**EXERCISE GOAL:**
Start at the line containing "Rebuild this diagram" and stop at the line containing "(0,0) rectangle (748,513);"; copy those lines exactly, both ends included, and no others.

**DATA FOR THIS EXERCISE:**
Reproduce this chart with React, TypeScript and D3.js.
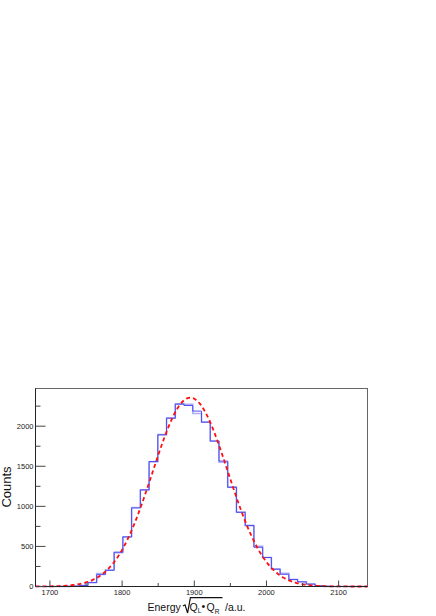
* * *
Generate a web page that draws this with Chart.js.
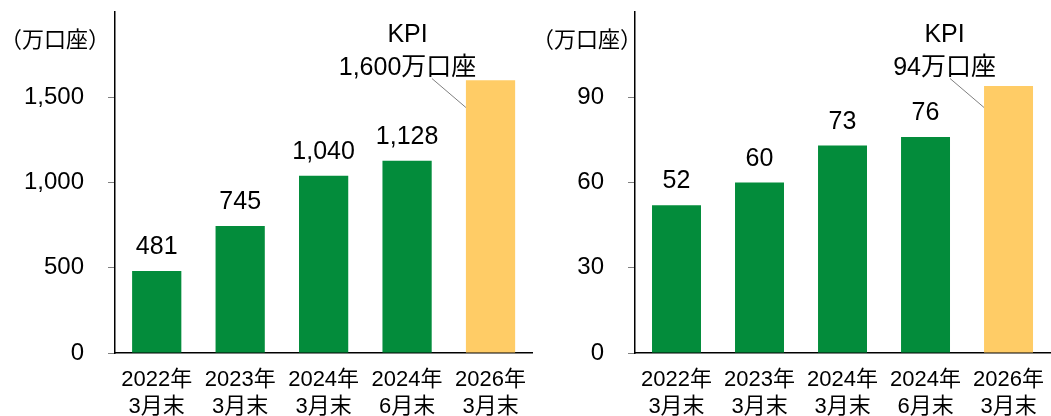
==
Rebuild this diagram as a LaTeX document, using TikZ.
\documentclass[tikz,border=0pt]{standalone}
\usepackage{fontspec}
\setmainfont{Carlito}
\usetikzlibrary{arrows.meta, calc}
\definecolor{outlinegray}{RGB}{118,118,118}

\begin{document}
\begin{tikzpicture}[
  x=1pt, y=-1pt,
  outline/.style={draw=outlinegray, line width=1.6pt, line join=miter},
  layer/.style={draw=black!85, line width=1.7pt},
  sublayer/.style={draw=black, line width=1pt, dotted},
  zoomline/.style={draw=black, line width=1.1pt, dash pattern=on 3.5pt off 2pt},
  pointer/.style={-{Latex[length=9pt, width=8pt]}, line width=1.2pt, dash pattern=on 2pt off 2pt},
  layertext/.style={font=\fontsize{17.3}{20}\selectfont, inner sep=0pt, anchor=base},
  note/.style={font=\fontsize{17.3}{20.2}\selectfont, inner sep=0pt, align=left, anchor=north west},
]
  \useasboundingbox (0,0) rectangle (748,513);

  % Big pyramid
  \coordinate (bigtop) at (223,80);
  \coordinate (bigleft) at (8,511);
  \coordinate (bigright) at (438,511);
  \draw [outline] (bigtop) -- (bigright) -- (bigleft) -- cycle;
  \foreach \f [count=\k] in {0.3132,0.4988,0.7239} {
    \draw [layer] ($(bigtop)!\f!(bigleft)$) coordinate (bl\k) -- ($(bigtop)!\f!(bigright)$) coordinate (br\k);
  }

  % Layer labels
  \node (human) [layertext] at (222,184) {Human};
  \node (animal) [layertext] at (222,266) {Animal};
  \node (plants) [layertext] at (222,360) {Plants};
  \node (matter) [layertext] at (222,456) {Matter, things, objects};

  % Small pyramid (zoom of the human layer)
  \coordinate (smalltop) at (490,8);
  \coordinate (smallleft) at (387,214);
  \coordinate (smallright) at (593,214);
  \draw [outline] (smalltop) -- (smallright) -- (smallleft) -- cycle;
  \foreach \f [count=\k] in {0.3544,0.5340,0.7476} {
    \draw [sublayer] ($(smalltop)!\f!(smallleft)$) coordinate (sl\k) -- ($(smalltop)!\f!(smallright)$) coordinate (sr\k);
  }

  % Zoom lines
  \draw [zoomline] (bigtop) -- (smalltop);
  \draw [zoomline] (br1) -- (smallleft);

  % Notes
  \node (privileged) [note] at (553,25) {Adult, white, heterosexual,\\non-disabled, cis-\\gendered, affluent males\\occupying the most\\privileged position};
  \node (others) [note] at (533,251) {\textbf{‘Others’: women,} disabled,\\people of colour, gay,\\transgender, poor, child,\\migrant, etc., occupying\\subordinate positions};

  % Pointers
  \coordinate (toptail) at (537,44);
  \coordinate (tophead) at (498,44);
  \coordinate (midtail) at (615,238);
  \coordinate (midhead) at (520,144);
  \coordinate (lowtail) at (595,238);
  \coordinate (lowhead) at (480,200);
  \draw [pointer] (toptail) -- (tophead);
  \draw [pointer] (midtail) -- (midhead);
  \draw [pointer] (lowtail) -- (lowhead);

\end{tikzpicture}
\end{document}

**WRITTEN SOLUTION:**
Rebuild this diagram as a LaTeX document, using TikZ.
\documentclass[tikz,border=0pt]{standalone}
\usepackage{fontspec}
\setmainfont{Carlito}
\usetikzlibrary{arrows.meta, calc}
\definecolor{outlinegray}{RGB}{118,118,118}

\begin{document}
\begin{tikzpicture}[
  x=1pt, y=-1pt,
  outline/.style={draw=outlinegray, line width=1.6pt, line join=miter},
  layer/.style={draw=black!85, line width=1.7pt},
  sublayer/.style={draw=black, line width=1pt, dotted},
  zoomline/.style={draw=black, line width=1.1pt, dash pattern=on 3.5pt off 2pt},
  pointer/.style={-{Latex[length=9pt, width=8pt]}, line width=1.2pt, dash pattern=on 2pt off 2pt},
  layertext/.style={font=\fontsize{17.3}{20}\selectfont, inner sep=0pt, anchor=base},
  note/.style={font=\fontsize{17.3}{20.2}\selectfont, inner sep=0pt, align=left, anchor=north west},
]
  \useasboundingbox (0,0) rectangle (748,513);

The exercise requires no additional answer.